Take every line from the first down to the line with "import plotly.graph_objects as go" and set it down exactly, without the pictures.

◆ ◆ ◆ ◆

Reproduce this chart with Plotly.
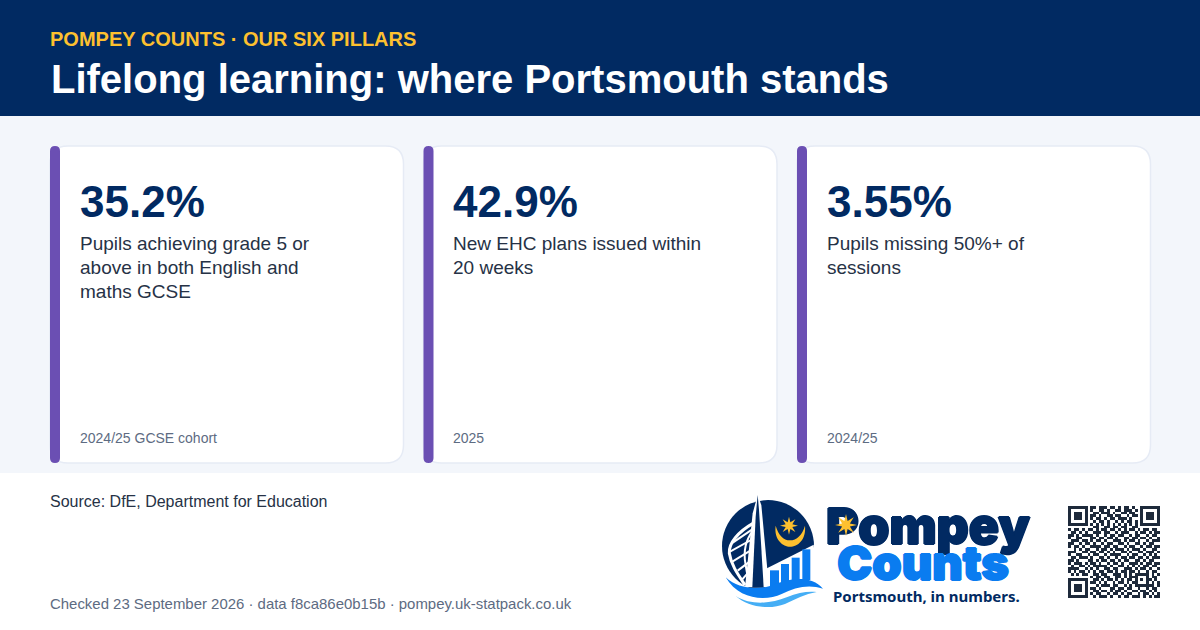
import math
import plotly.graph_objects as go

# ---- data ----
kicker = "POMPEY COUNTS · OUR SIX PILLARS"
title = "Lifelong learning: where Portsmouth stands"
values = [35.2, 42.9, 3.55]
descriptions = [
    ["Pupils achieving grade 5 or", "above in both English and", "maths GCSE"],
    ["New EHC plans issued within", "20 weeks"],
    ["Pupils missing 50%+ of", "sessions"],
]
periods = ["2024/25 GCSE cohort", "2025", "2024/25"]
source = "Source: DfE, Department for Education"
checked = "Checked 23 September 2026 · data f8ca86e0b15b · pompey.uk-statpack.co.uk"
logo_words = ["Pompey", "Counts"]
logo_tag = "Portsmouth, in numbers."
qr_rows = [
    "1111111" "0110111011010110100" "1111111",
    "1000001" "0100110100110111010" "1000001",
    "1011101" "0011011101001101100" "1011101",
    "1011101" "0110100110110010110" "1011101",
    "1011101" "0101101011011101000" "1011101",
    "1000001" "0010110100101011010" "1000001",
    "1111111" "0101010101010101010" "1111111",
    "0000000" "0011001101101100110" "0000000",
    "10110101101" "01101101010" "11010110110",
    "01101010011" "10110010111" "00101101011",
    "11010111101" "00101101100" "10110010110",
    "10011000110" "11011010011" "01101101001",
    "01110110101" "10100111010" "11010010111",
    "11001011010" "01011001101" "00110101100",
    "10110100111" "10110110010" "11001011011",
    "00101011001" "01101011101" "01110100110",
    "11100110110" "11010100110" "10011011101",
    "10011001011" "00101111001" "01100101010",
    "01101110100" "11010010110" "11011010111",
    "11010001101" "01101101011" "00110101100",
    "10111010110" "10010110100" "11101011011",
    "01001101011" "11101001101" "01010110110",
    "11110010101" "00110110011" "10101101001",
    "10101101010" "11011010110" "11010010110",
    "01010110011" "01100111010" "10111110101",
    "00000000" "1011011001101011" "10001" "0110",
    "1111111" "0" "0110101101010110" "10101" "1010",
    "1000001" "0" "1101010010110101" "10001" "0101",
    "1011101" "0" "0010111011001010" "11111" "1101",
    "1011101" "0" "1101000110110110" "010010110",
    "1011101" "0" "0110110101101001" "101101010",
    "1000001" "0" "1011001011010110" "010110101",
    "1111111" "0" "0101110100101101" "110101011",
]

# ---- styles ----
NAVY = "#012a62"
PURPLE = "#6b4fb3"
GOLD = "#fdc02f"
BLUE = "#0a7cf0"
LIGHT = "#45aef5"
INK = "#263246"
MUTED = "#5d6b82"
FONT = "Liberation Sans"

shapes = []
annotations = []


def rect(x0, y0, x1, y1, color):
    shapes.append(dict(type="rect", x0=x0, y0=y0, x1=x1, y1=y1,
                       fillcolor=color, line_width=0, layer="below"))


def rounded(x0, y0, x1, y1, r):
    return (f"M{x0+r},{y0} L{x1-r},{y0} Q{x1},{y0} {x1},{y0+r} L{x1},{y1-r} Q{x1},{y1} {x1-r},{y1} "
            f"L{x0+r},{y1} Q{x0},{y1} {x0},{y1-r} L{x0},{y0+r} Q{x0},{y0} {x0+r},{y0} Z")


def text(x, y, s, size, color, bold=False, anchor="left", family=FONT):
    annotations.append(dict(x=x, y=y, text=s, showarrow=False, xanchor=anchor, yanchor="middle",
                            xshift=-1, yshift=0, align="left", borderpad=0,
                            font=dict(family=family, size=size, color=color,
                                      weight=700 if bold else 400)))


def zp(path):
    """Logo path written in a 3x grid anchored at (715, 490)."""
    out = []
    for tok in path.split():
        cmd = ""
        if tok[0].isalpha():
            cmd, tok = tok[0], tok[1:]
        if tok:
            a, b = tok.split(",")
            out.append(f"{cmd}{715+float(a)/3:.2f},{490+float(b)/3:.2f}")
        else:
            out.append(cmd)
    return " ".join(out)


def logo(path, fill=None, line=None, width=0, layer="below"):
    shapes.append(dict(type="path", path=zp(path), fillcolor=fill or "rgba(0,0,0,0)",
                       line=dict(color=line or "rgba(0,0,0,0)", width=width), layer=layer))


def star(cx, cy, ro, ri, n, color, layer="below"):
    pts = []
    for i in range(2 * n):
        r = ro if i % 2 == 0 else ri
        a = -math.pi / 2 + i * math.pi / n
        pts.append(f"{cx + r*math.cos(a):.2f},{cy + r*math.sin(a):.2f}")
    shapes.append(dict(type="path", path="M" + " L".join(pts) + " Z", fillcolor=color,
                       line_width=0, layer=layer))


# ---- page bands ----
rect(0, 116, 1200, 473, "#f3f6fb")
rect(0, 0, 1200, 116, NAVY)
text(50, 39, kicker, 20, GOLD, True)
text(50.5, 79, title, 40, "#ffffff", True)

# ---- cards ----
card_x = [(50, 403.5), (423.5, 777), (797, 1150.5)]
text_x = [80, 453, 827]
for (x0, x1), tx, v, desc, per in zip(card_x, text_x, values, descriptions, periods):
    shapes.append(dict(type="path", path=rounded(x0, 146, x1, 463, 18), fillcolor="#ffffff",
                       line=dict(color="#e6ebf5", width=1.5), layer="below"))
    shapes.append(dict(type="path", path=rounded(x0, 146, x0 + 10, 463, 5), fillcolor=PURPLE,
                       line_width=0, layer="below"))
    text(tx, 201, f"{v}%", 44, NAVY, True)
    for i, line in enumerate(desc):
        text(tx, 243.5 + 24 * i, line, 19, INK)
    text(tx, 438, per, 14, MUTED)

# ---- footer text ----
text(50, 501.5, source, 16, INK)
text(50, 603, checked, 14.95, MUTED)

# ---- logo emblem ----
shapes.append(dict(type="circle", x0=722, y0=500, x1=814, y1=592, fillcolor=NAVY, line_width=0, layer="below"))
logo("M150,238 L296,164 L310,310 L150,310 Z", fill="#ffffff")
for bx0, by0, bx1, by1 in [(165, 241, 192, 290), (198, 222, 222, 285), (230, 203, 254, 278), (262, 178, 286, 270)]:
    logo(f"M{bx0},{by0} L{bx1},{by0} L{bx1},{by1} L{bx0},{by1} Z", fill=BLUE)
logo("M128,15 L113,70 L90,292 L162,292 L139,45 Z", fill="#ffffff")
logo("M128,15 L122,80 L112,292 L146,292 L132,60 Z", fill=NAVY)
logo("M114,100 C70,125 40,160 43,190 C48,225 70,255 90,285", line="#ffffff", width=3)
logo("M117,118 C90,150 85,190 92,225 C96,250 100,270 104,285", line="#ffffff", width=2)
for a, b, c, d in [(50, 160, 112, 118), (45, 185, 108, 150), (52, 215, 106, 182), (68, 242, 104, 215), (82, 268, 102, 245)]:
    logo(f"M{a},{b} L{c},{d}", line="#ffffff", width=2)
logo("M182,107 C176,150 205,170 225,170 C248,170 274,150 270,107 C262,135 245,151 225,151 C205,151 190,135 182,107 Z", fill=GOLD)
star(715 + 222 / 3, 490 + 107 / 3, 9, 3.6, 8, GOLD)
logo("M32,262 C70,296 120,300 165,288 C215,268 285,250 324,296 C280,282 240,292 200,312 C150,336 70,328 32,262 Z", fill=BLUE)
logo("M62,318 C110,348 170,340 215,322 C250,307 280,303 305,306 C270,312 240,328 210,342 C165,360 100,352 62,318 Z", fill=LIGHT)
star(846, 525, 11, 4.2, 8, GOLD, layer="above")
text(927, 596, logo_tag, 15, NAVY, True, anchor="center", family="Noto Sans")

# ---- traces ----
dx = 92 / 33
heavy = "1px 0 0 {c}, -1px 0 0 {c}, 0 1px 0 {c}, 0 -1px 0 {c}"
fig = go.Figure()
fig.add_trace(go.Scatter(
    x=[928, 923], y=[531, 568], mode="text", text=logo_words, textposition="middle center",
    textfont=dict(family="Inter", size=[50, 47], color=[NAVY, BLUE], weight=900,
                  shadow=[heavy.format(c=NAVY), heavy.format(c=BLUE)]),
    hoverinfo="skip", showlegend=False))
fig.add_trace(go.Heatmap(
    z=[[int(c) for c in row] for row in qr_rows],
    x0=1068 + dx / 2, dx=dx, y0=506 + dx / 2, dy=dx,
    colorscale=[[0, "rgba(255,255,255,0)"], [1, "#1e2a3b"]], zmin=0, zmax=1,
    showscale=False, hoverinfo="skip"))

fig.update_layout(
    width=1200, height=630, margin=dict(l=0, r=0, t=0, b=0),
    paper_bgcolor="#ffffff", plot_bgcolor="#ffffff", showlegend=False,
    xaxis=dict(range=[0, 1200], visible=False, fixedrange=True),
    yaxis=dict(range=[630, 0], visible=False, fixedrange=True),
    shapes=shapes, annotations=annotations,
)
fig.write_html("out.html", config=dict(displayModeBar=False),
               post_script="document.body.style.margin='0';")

◆ ◆ ◆ ◆

*FINAL ANSWER:*
Reproduce this chart with Plotly.
import math
import plotly.graph_objects as go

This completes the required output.